Around twelve people have been killed in a series of mob attacks by South Africans on Zimbabwe refugees. The attackers appear to be inhabitants of the poor black townships around Johannesburg, who fear that Zimbabweans fleeing Robert Mugabe's brutal regime are taking jobs and housing, as well as contributing to the high levels of crime in the neighbourhoods. However, news reports say that immigrants from other African countries, including Mozambique, have also been targeted. The murders appear to be particularly vicious, with one reporter claiming to have seen a migrant burned to death.
Both assailants and victims are black. So how have the French and English language press concluded that the attacks are "racist?"
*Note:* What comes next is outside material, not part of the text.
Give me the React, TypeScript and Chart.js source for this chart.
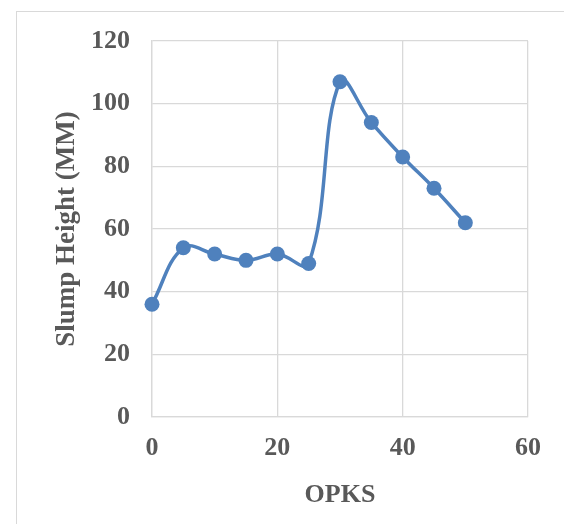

Would readers not notice the horrendous attacks unless the word "racist" is applied? Your correspondent had to look carefully to discover that the violence is being carried out by black gangs - a casual reader could have been convinced by the headlines that South Africa's whites are attacking blacks.
Later editions use the phrase "xenophobic" which is closer to the truth. But how was the phenomenon deemed racist in the first place? Well, Jo'burg city council has condemned the attacks as "sowing seeds of division not very different from our racist apartheid past." Another source speaks of the "exceedingly xenophobic" South Africans born after the end of the apartheid system. Xenophobia, it explains, is a product of a generation "steeped in (South Africa's) racist past."
So racism is like original sin, and has poisoned succeeding generations? There is no denying that the trauma of apartheid could take decades to overcome - but to attribute racism to acts where the classical definition clearly doesn't apply does people no favours. Moreover, it can be used as a convenient bogeyman and means of absolving the current government of responsibility.
South Africa's problems are beyond the scope of this blog. The European press, however, is not. The press slavishly defers to the official line of the ruling ANC party. If the SA government deems the attacks racist, the press unquestioningly repeats its claims. Even if EURSOC has missed the last cyclical and tribal violence, violence between citizens of different countries and attacks on migrants are now classed as "racist" whatever the colour of the perpetrators and victims, it is still a controversial definition, and is one that the press needs to clarify before using in prominent headlines.